28. Telegram From the Department of State to the Embassy in France1

Tosec 43. For Secretary from Acting Secretary. At this morning’s NSC meeting there was informal discussion re latest Soviet disarmament proposal.2 There was general feeling that London disarmament talks should recess if possible and hope was expressed that you might be able to bring some influence to bear on British and French to that end.3

At end of meeting Stassen handed me following memo re Soviet disarmament proposals:

“The Soviet proposals are very far-reaching and include a number of new elements. They may be pure propaganda, or they may indicate a serious opening for constructive negotiation. The US approach to the proposals must ever have in mind these two extremes of possible meaning. It seems quite clear without going into detail at the present time that the studies I am conducting will lead to a recommendation that neither of the current British and French positions nor the previous US position are acceptable for a future US policy. Furthermore, the important differences between State, Defense, and to some extent the AEC which have existed since 1951 cannot now be quickly resolved in any important characteristic. This entire subject win be a major item on the NSC agenda on May 26,4 and presumably some further consideration subsequent to May 26 will be necessary before even the fundamentals of US position can be determined by the President. Therefore, I would strongly urge that the US Delegation in London, if unsuccessful in recessing the conference, use extraordinary skill in completely [Page 86] stalling the consideration and in giving no indication of the US position on any major facet of the Soviet proposals, nor on the UK and French positions, and further does not reaffirm the old US position. A recess to study the new Soviet proposals would be most desirable.

“A second technique would be to have the Soviets explain every part of their long proposal, but without questioning the elements too sharply so as not to add any more rigidity to Soviet position on the factors of their plan. Obviously, the current British election situation affects the psychological picture, but the very nature, complexity, and gravity of the entire subject should amply justify absolute insistence on slow and deliberate review prior to any indications of US position, even though the US Delegation is pressed to give early reactions.”

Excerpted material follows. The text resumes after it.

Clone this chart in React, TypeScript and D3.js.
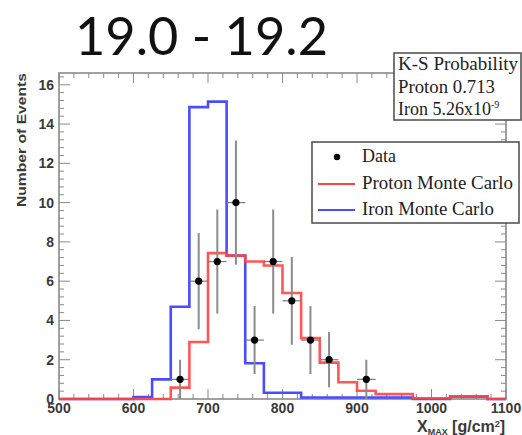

Guidance we have given Wadsworth (Deptel London 5761, rptd Tosec 26, May 11),5 and Wadsworth’s own recommendation re stalling tactics (London tel 4967, rptd Paris 680)6 accord basically with Stassen memo.

  1. Source: Department of State, Central Files, 330.13/5–1155. Secret; Priority. Drafted by Wainhouse and approved by Scott. Repeated to USUN and London for Wadsworth.
  2. At the 248th meeting of the NSC on May 12, Allen Dulles reported on “the chief elements of the Soviet diplomatic offensive.” After mentioning other elements of this offensive, Dulles described the recent Soviet disarmament proposal:

    “This latter statement, which had long been in preparation, Mr. Dulles described as very subtly drawn and very cleverly presented to the Western world. It was written in the third person in the form of a UN agreement rather than as a unilateral Soviet proposal. It accepted certain of the proposals on disarmament advanced earlier by Great Britain and France with respect to the relationship between nuclear and conventional disarmament. It also called for the withdrawal of all foreign forces from Germany, but with a “hooker” in the shape of a proposal that small military contingents be left behind. In addition, the Soviet statement called for the dismantling of U.S. bases overseas, and proposed a new formula covering the inspection of disarmament which fuzzed the issue but which was certain to provide European neutralists with something new to talk about.” (Memorandum of discussion; Eisenhower Library, Whitman File, NSC Records)

  3. The London disarmament talks were recessed on May 18 with agreement to resume talks in New York on June 1. For Wadsworth’s statement on the agreement by the subcommittee for a recess, see Department of State Bulletin, May 30, 1955, p. 901.
  4. See Document 34.
  5. Not printed. (Department of State, Central Files, 330.13/5–1155)
  6. Dated May 11, not printed, (ibid.)